As mentioned earlier, one of the significant factors to consider when selecting a mutual fund is the expense ratio. The expense ratio in a mutual fund directly affects an investor's returns. By calculating the expense ratio, investors can see how much they will receive after reducing all the expenses and determine if the fund is worth investing in. An investor should take into consideration the following points when evaluating the expense ratio:

  • When calculating the expense ratio, it means considering all the expenses a mutual fund house incurs. More expenses, however, does not mean the mutual fund will give better services to its investors. There is no evidence that a high expense ratio indicates better portfolio management and higher returns. A mutual fund house with a lower expense ratio may have better resources to produce higher returns.
  • Another thing that needs to be taken into account is the plan of the mutual fund. Since a regular plan mutual fund hires brokers, the brokerage fee is included in the expense ratio. However, if the investor chooses a direct plan mutual fund, they can avoid these brokerage fees, manage the fund themselves, and avoid a higher expense ratio. 
  • The expense ratio directly measures the fund expenses deducted from the fund revenue before distribution to investors. Alternatively, we might say that higher expense ratios mean higher expenses and, consequently, lower fund returns for investors. Since it affects the investor's returns, it becomes a key factor to review before investing. 

Limit by SEBI on expense ratio 

For expense ratio, mutual fund houses need to abide by limits under section 52 of the SEBI mutual fund regulations :

  • For the first Rs100 crore of AUM, the AMC can charge 2.5% as the total expense ratio (TER).
  • For the next Rs300 crore of the AUM, the AMC can charge 2.25% as the TER.
  • For the next Rs300 crore of the AUM, the AMC can charge 2% as the TER.
  • For the balance of the portfolio assets, the AMC can charge 1.75% as TER.
  • For debt funds, the expense ratio limit is 2.25%.

What is a good expense ratio in mutual funds?

As a high expense ratio can dramatically reduce the value of the investment, it is essential to understand how much expense ratio is acceptable. 

It is necessary to consider whether a mutual fund is active or passive. Since active mutual funds do more research and involve professional managers, their expense ratios tend to be higher than passive mutual funds. Experts consider an expense ratio of 0.05%-0.15% reasonable for passive funds and up to 1% for international stocks. However, as competition increases, the fund houses drastically reduce their expense ratios to attract more and more investors. 

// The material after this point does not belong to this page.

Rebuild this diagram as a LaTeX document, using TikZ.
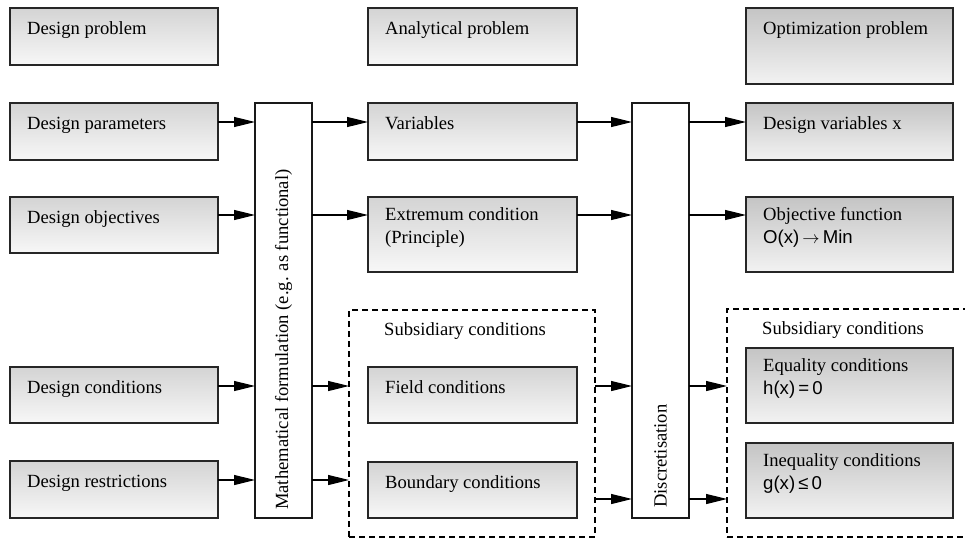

After reading the above article, we hope you have a fair idea of the expense ratio in a mutual fund. Though it may seem like a small amount, it can significantly impact the investment value over time. As a result, investors should consider other factors, such as mutual fund reputation, past performance, and more, when choosing a mutual fund. When in doubt, investors should always consult a financial advisor.  


Q1: How is NAV(net assets value ) and expense ratio related?

Answer: NAV is the value at which a mutual fund is bought or sold by an investor. The NAV is calculated by subtracting the expense ratio from the value of the total assets and dividing it by the total outstanding assets.

Q2: Are the expense ratios automatically deducted from the returns?

Answer: Yes, mutual fund houses deduct operating costs and then distribute the returns to the investors. Their frequency of charging these costs varies as well. Some bill daily while others charge annually.  Therefore, it is essential to consider these costs before investing in a mutual fund.